Dataset extract
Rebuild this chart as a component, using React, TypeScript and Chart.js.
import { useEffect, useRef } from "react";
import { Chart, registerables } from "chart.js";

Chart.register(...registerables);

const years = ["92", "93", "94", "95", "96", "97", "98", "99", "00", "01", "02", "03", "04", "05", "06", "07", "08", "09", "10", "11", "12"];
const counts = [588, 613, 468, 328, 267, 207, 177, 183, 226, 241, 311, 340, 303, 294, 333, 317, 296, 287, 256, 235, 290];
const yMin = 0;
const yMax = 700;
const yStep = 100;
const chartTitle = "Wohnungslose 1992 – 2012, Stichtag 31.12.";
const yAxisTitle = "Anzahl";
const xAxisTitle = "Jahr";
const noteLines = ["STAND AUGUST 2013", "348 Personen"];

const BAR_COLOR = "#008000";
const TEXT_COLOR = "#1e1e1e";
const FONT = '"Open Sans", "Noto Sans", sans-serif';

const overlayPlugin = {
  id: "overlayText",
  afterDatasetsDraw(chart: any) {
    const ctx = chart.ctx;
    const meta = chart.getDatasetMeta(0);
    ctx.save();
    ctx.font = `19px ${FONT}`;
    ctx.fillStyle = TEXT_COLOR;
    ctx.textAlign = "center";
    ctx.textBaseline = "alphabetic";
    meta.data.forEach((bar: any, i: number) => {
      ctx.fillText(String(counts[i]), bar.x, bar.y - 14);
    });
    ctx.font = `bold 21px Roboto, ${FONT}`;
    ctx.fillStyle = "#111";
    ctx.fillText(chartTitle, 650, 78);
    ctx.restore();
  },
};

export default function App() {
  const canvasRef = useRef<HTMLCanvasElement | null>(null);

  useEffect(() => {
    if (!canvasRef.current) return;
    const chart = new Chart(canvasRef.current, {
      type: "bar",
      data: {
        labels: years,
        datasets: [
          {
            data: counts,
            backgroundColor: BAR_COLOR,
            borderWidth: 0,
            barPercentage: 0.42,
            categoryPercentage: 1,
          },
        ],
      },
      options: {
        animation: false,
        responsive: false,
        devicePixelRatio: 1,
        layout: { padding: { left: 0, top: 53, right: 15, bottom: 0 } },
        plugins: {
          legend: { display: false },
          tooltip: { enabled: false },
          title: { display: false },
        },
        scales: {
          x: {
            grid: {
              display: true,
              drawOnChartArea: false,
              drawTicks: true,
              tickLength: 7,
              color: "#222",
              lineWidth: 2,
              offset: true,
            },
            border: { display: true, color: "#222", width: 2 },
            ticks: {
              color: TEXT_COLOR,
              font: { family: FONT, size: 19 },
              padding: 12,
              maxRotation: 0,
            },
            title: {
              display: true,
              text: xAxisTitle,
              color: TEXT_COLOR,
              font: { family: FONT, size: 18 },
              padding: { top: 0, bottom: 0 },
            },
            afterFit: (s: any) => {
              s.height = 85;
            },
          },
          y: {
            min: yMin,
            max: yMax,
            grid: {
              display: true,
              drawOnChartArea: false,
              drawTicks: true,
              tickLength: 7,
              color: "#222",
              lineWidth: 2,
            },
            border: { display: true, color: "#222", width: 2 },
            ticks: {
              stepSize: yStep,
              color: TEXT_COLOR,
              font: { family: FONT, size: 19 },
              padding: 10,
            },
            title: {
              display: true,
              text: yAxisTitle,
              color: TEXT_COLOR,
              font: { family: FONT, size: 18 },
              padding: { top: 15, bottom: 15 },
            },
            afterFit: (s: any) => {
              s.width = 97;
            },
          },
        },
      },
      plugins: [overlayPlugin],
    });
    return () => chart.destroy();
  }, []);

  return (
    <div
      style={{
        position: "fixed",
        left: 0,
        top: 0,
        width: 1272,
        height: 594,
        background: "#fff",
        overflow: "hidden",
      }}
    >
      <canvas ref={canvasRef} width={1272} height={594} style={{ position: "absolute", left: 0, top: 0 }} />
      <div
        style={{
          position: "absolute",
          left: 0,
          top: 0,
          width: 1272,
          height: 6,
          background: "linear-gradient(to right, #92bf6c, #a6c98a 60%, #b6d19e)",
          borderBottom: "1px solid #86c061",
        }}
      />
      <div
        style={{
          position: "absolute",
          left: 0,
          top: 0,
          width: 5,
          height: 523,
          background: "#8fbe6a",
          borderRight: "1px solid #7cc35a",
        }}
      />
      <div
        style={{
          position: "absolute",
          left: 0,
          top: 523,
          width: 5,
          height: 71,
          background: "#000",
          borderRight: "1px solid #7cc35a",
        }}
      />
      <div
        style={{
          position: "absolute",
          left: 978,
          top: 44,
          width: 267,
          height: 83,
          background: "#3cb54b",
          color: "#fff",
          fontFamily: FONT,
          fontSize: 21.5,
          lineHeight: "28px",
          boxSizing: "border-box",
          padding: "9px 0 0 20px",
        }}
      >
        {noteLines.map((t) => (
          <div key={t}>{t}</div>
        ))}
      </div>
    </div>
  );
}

Goal of the exercise
Please print exactly what appears from the first line of the data through the line with "Chart.register(...registerables);", including both of those lines and nothing past them.

Output for this task
Rebuild this chart as a component, using React, TypeScript and Chart.js.
import { useEffect, useRef } from "react";
import { Chart, registerables } from "chart.js";

Chart.register(...registerables);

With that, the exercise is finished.